We all run across words when we’re reading that are familiar enough to accept unconsciously whatever vague idea we have of what they actually mean … and keep on reading without hardly a pause. Now we have digital books and if a word pops up that we are curious about, a couple of quick taps and the dictionary definition is in an adjunct window. If we are still curious (or befuddled), another tap takes us to the internet withe the word in question already discovered in many many websites.
The other day I ran into this passage while reading H. Rider Haggard’s She:
I felt it was hopeless to argue against casuistry of this nature, which, if it were carried to its logical conclusion, would absolutely destroy all morality, as we understand it.
Ayesha (She-who-must-be-obeyed) has just argued with Holly. Her major premise is that:
It is the scheme of things. Thou sayest, too, that a crime breeds evil, but therein thou dost lack experience; for out of crimes come many good things, and out of good grows much evil … Man doeth this, and doeth that from the good or evil of his heart; but he knoweth not to what ends moral sense doth prompt him; for when he striketh he is blind to where the blow shall fall, not can he count the airy threads that weave the web of circumstance.
Now I have read over the word “casuistry” for years. I was first introduced to me in an English Literature class at the university and if I recall, my understanding of it’s meaning or application was even then on shaky ground. Here’s what the dictionary and Wikapedia have to say about “casuistry.”

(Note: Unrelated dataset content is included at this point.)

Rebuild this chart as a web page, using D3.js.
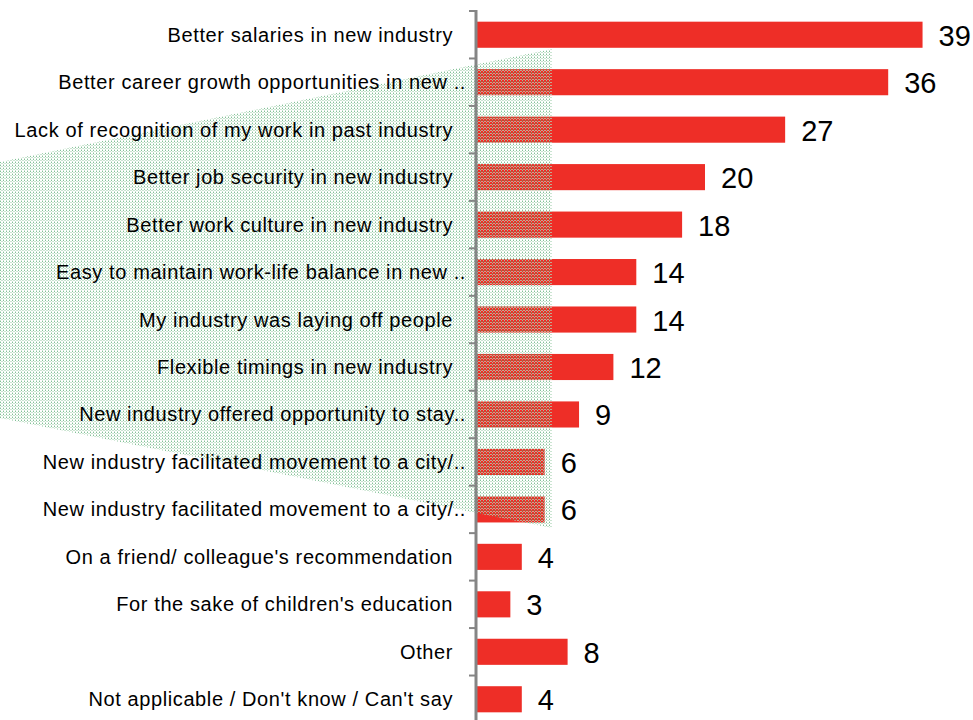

Most dictionaries give two definitions for casuistry: in general the negative version is given precedence over the older more positive definition. First, the negative: the use of clever but unsound reasoning, especially in relation to moral questions; and then the positive: the resolving of moral problems by the application of theoretical rules to particular instances.
Wikapedia points out that originally “casuistry” had no negative connotations but that the negative has become more prevalent and nowadays the word is almost always used in a negative or pejorative manner. An OED reference adds that the word “[o]ften (and perhaps originally) applied to a quibbling or evasive way of dealing with difficult cases of duty.” Wikipedia continues, “Its textual references, except for certain technical usages, are consistently pejorative (“Casuistry‥destroys by Distinctions and Exceptions, all Morality, and effaces the essential Difference between Right and Wrong”).”
Does Holly use “casuistry” in a pejorative manner? Is he interpreting Ayesha’s moral suppositions correctly?
The philosophies expressed by Ayesha are interesting, not just when considered in the primitive world of She, but also when applied to more modern political maneuvering. If I interpret casuistry correctly, a modern use would be in the moral argument: if we make same-sex marriage legal then in no time at all people will be marrying ducks and chickens. Of course this is an idiot’s argument … but then the country has developed a fine crop of idiots recently.
Interestingly, most definitions of “casuistry” draw a parallel definition to a more common term, “sophistry.”
I have been accusing the Republican Party of lying to the people of this country but now I can see that I would be perhaps more accurate if I represented their lies and fabrications as an expression of their skill in sophistry … their ability to tell fancy lies. Unfortunately, in politics there are no double negatives: Republicans may not be capable of telling the truth but they’re still fascists.